[Code that draws figures]
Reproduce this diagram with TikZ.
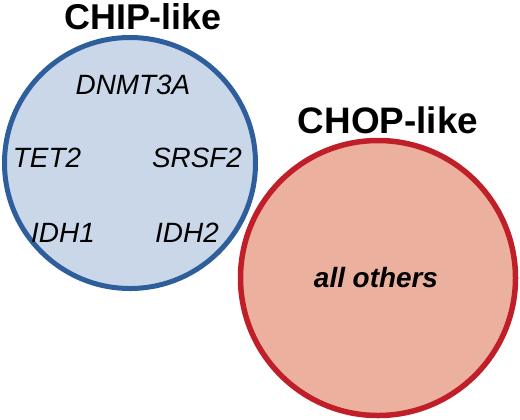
\documentclass[tikz,border=0pt]{standalone}
\usepackage{fontspec}
\setmainfont{Liberation Sans}
\usepackage{xcolor}
\definecolor{chipfill}{HTML}{CAD7E8}
\definecolor{chipline}{HTML}{2E5E9C}
\definecolor{chopfill}{HTML}{EBB09E}
\definecolor{chopline}{HTML}{C01F2A}

\begin{document}
\begin{tikzpicture}[
    x=1bp,
    y=-1bp,
    group/.style={
        circle,
        draw,
        inner sep=0pt
    },
    title/.style={
        anchor=base,
        inner sep=0pt,
        font=\fontsize{36}{40}\selectfont\bfseries
    },
    gene/.style={
        anchor=base,
        inner sep=0pt,
        font=\fontsize{28}{30}\selectfont\itshape
    }
]
    \useasboundingbox (0,0) rectangle (520,419);
    \node[group, fill=chipfill, draw=chipline, line width=5bp, minimum size=251bp] (chip) at (130,163) {};
    \node[group, fill=chopfill, draw=chopline, line width=5.5bp, minimum size=275bp] (chop) at (378,278) {};
    \node[title] (chiptitle) at (143,29) {CHIP-like};
    \node[title, font=\fontsize{37}{40}\selectfont\bfseries] (choptitle) at (388,133) {CHOP-like};
    \node[gene] (dnmt) at (133,94) {DNMT3A};
    \node[gene] (tet) at (47,167) {TET2};
    \node[gene] (srsf) at (197,167) {SRSF2};
    \node[gene] (idha) at (63,242) {IDH1};
    \node[gene] (idhb) at (187,242) {IDH2};
    \node[gene, font=\fontsize{28}{30}\selectfont\bfseries\itshape] (others) at (376,287) {all others};
\end{tikzpicture}
\end{document}
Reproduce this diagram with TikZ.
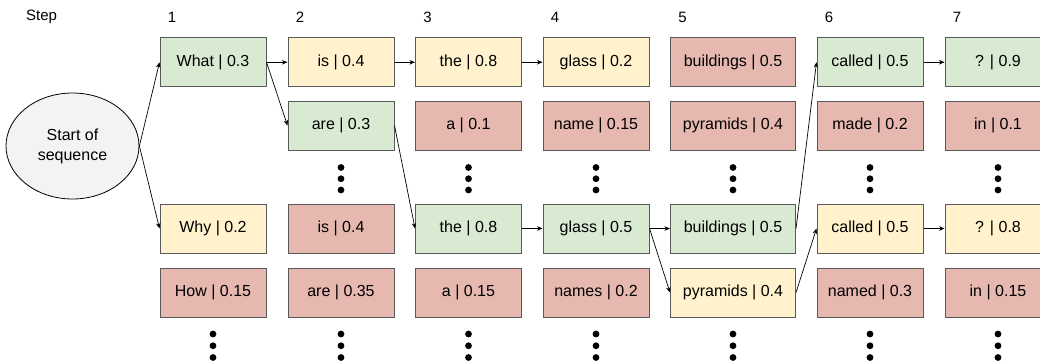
\documentclass[tikz,border=0pt]{standalone}
\usepackage{fontspec}
\setmainfont{Liberation Sans}
\usetikzlibrary{arrows.meta,shapes.geometric}
\definecolor{okgreen}{HTML}{D9EAD3}
\definecolor{midyellow}{HTML}{FFF2CC}
\definecolor{lowred}{HTML}{E6B8AF}
\definecolor{edgegray}{HTML}{595959}
\definecolor{startgray}{HTML}{F3F3F3}

\begin{document}
\begin{tikzpicture}[x=1pt,y=-1pt,
  tok/.style={draw=edgegray, line width=1pt, minimum width=106pt, minimum height=49pt,
    inner sep=0pt, font=\fontsize{16}{19}\selectfont},
  keep/.style={tok, fill=okgreen},
  maybe/.style={tok, fill=midyellow},
  drop/.style={tok, fill=lowred},
  wide/.style={minimum width=125pt},
  steplabel/.style={font=\fontsize{15}{17}\selectfont, inner sep=0pt},
  link/.style={-{Stealth[length=5.5pt,width=4.5pt]}, line width=0.7pt},
  startnode/.style={ellipse, draw=black, line width=0.8pt, fill=startgray,
    minimum width=133pt, minimum height=106pt, inner sep=0pt, align=center,
    font=\fontsize{16}{20}\selectfont}
]
\useasboundingbox (0,0) rectangle (1040,362);

% step header
\node[steplabel, anchor=west] (steptitle) at (26,17) {Step};
\node[steplabel] (s1) at (172,17) {1};
\node[steplabel] (s2) at (300,17) {2};
\node[steplabel] (s3) at (427.5,17) {3};
\node[steplabel] (s4) at (555,17) {4};
\node[steplabel] (s5) at (682.5,17) {5};
\node[steplabel] (s6) at (829,17) {6};
\node[steplabel] (s7) at (957,17) {7};

% start of sequence
\node[startnode] (start) at (72.5,146) {Start of\\sequence};

% step 1
\node[keep]  (c1r1) at (213,62.25) {What | 0.3};
\node[maybe] (c1r3) at (213,228.5) {Why | 0.2};
\node[drop]  (c1r4) at (213,292.5) {How | 0.15};

% step 2
\node[maybe] (c2r1) at (341,62.25) {is | 0.4};
\node[keep]  (c2r2) at (341,125.5) {are | 0.3};
\node[drop]  (c2r3) at (341,228.5) {is | 0.4};
\node[drop]  (c2r4) at (341,292.5) {are | 0.35};

% step 3
\node[maybe] (c3r1) at (468.5,62.25) {the | 0.8};
\node[drop]  (c3r2) at (468.5,125.5) {a | 0.1};
\node[keep]  (c3r3) at (468.5,228.5) {the | 0.8};
\node[drop]  (c3r4) at (468.5,292.5) {a | 0.15};

% step 4
\node[maybe] (c4r1) at (596,62.25) {glass | 0.2};
\node[drop]  (c4r2) at (596,125.5) {name | 0.15};
\node[keep]  (c4r3) at (596,228.5) {glass | 0.5};
\node[drop]  (c4r4) at (596,292.5) {names | 0.2};

% step 5
\node[drop, wide]  (c5r1) at (733,62.25) {buildings | 0.5};
\node[drop, wide]  (c5r2) at (733,125.5) {pyramids | 0.4};
\node[keep, wide]  (c5r3) at (733,228.5) {buildings | 0.5};
\node[maybe, wide] (c5r4) at (733,292.5) {pyramids | 0.4};

% step 6
\node[keep]  (c6r1) at (870,62.25) {called | 0.5};
\node[drop]  (c6r2) at (870,125.5) {made | 0.2};
\node[maybe] (c6r3) at (870,228.5) {called | 0.5};
\node[drop]  (c6r4) at (870,292.5) {named | 0.3};

% step 7
\node[keep]  (c7r1) at (998,62.25) {? | 0.9};
\node[drop]  (c7r2) at (998,125.5) {in | 0.1};
\node[maybe] (c7r3) at (998,228.5) {? | 0.8};
\node[drop]  (c7r4) at (998,292.5) {in | 0.15};

% vertical ellipsis marks
\foreach \cx in {341,468.5,596,733,870,998}
  \foreach \cy in {167.5,178.75,190}
    \fill (\cx,\cy) circle (3.4pt);
\foreach \cx in {213,341,468.5,596,733,870,998}
  \foreach \cy in {334,345.75,357.5}
    \fill (\cx,\cy) circle (3.4pt);

% beam connections
\draw[link] (start.east) -- (c1r1.west);
\draw[link] (start.east) -- (c1r3.west);
\draw[link] (c1r1.east) -- (c2r1.west);
\draw[link] (c1r1.east) -- (c2r2.west);
\draw[link] (c2r1.east) -- (c3r1.west);
\draw[link] (c3r1.east) -- (c4r1.west);
\draw[link] (c2r2.east) -- (c3r3.west);
\draw[link] (c3r3.east) -- (c4r3.west);
\draw[link] (c4r3.east) -- (c5r3.west);
\draw[link] (c4r3.east) -- (c5r4.west);
\draw[link] (c5r3.east) -- (c6r1.west);
\draw[link] (c5r4.east) -- (c6r3.west);
\draw[link] (c6r1.east) -- (c7r1.west);
\draw[link] (c6r3.east) -- (c7r3.west);
\end{tikzpicture}
\end{document}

• **Directions**:
Write the full listing out again with every line unchanged, but include no pictures.

• **The reply**:
Reproduce this diagram with TikZ.
\documentclass[tikz,border=0pt]{standalone}
\usepackage{fontspec}
\setmainfont{Liberation Sans}
\usepackage{xcolor}
\definecolor{chipfill}{HTML}{CAD7E8}
\definecolor{chipline}{HTML}{2E5E9C}
\definecolor{chopfill}{HTML}{EBB09E}
\definecolor{chopline}{HTML}{C01F2A}

\begin{document}
\begin{tikzpicture}[
    x=1bp,
    y=-1bp,
    group/.style={
        circle,
        draw,
        inner sep=0pt
    },
    title/.style={
        anchor=base,
        inner sep=0pt,
        font=\fontsize{36}{40}\selectfont\bfseries
    },
    gene/.style={
        anchor=base,
        inner sep=0pt,
        font=\fontsize{28}{30}\selectfont\itshape
    }
]
    \useasboundingbox (0,0) rectangle (520,419);
    \node[group, fill=chipfill, draw=chipline, line width=5bp, minimum size=251bp] (chip) at (130,163) {};
    \node[group, fill=chopfill, draw=chopline, line width=5.5bp, minimum size=275bp] (chop) at (378,278) {};
    \node[title] (chiptitle) at (143,29) {CHIP-like};
    \node[title, font=\fontsize{37}{40}\selectfont\bfseries] (choptitle) at (388,133) {CHOP-like};
    \node[gene] (dnmt) at (133,94) {DNMT3A};
    \node[gene] (tet) at (47,167) {TET2};
    \node[gene] (srsf) at (197,167) {SRSF2};
    \node[gene] (idha) at (63,242) {IDH1};
    \node[gene] (idhb) at (187,242) {IDH2};
    \node[gene, font=\fontsize{28}{30}\selectfont\bfseries\itshape] (others) at (376,287) {all others};
\end{tikzpicture}
\end{document}
Reproduce this diagram with TikZ.
\documentclass[tikz,border=0pt]{standalone}
\usepackage{fontspec}
\setmainfont{Liberation Sans}
\usetikzlibrary{arrows.meta,shapes.geometric}
\definecolor{okgreen}{HTML}{D9EAD3}
\definecolor{midyellow}{HTML}{FFF2CC}
\definecolor{lowred}{HTML}{E6B8AF}
\definecolor{edgegray}{HTML}{595959}
\definecolor{startgray}{HTML}{F3F3F3}

\begin{document}
\begin{tikzpicture}[x=1pt,y=-1pt,
  tok/.style={draw=edgegray, line width=1pt, minimum width=106pt, minimum height=49pt,
    inner sep=0pt, font=\fontsize{16}{19}\selectfont},
  keep/.style={tok, fill=okgreen},
  maybe/.style={tok, fill=midyellow},
  drop/.style={tok, fill=lowred},
  wide/.style={minimum width=125pt},
  steplabel/.style={font=\fontsize{15}{17}\selectfont, inner sep=0pt},
  link/.style={-{Stealth[length=5.5pt,width=4.5pt]}, line width=0.7pt},
  startnode/.style={ellipse, draw=black, line width=0.8pt, fill=startgray,
    minimum width=133pt, minimum height=106pt, inner sep=0pt, align=center,
    font=\fontsize{16}{20}\selectfont}
]
\useasboundingbox (0,0) rectangle (1040,362);

% step header
\node[steplabel, anchor=west] (steptitle) at (26,17) {Step};
\node[steplabel] (s1) at (172,17) {1};
\node[steplabel] (s2) at (300,17) {2};
\node[steplabel] (s3) at (427.5,17) {3};
\node[steplabel] (s4) at (555,17) {4};
\node[steplabel] (s5) at (682.5,17) {5};
\node[steplabel] (s6) at (829,17) {6};
\node[steplabel] (s7) at (957,17) {7};

% start of sequence
\node[startnode] (start) at (72.5,146) {Start of\\sequence};

% step 1
\node[keep]  (c1r1) at (213,62.25) {What | 0.3};
\node[maybe] (c1r3) at (213,228.5) {Why | 0.2};
\node[drop]  (c1r4) at (213,292.5) {How | 0.15};

% step 2
\node[maybe] (c2r1) at (341,62.25) {is | 0.4};
\node[keep]  (c2r2) at (341,125.5) {are | 0.3};
\node[drop]  (c2r3) at (341,228.5) {is | 0.4};
\node[drop]  (c2r4) at (341,292.5) {are | 0.35};

% step 3
\node[maybe] (c3r1) at (468.5,62.25) {the | 0.8};
\node[drop]  (c3r2) at (468.5,125.5) {a | 0.1};
\node[keep]  (c3r3) at (468.5,228.5) {the | 0.8};
\node[drop]  (c3r4) at (468.5,292.5) {a | 0.15};

% step 4
\node[maybe] (c4r1) at (596,62.25) {glass | 0.2};
\node[drop]  (c4r2) at (596,125.5) {name | 0.15};
\node[keep]  (c4r3) at (596,228.5) {glass | 0.5};
\node[drop]  (c4r4) at (596,292.5) {names | 0.2};

% step 5
\node[drop, wide]  (c5r1) at (733,62.25) {buildings | 0.5};
\node[drop, wide]  (c5r2) at (733,125.5) {pyramids | 0.4};
\node[keep, wide]  (c5r3) at (733,228.5) {buildings | 0.5};
\node[maybe, wide] (c5r4) at (733,292.5) {pyramids | 0.4};

% step 6
\node[keep]  (c6r1) at (870,62.25) {called | 0.5};
\node[drop]  (c6r2) at (870,125.5) {made | 0.2};
\node[maybe] (c6r3) at (870,228.5) {called | 0.5};
\node[drop]  (c6r4) at (870,292.5) {named | 0.3};

% step 7
\node[keep]  (c7r1) at (998,62.25) {? | 0.9};
\node[drop]  (c7r2) at (998,125.5) {in | 0.1};
\node[maybe] (c7r3) at (998,228.5) {? | 0.8};
\node[drop]  (c7r4) at (998,292.5) {in | 0.15};

% vertical ellipsis marks
\foreach \cx in {341,468.5,596,733,870,998}
  \foreach \cy in {167.5,178.75,190}
    \fill (\cx,\cy) circle (3.4pt);
\foreach \cx in {213,341,468.5,596,733,870,998}
  \foreach \cy in {334,345.75,357.5}
    \fill (\cx,\cy) circle (3.4pt);

% beam connections
\draw[link] (start.east) -- (c1r1.west);
\draw[link] (start.east) -- (c1r3.west);
\draw[link] (c1r1.east) -- (c2r1.west);
\draw[link] (c1r1.east) -- (c2r2.west);
\draw[link] (c2r1.east) -- (c3r1.west);
\draw[link] (c3r1.east) -- (c4r1.west);
\draw[link] (c2r2.east) -- (c3r3.west);
\draw[link] (c3r3.east) -- (c4r3.west);
\draw[link] (c4r3.east) -- (c5r3.west);
\draw[link] (c4r3.east) -- (c5r4.west);
\draw[link] (c5r3.east) -- (c6r1.west);
\draw[link] (c5r4.east) -- (c6r3.west);
\draw[link] (c6r1.east) -- (c7r1.west);
\draw[link] (c6r3.east) -- (c7r3.west);
\end{tikzpicture}
\end{document}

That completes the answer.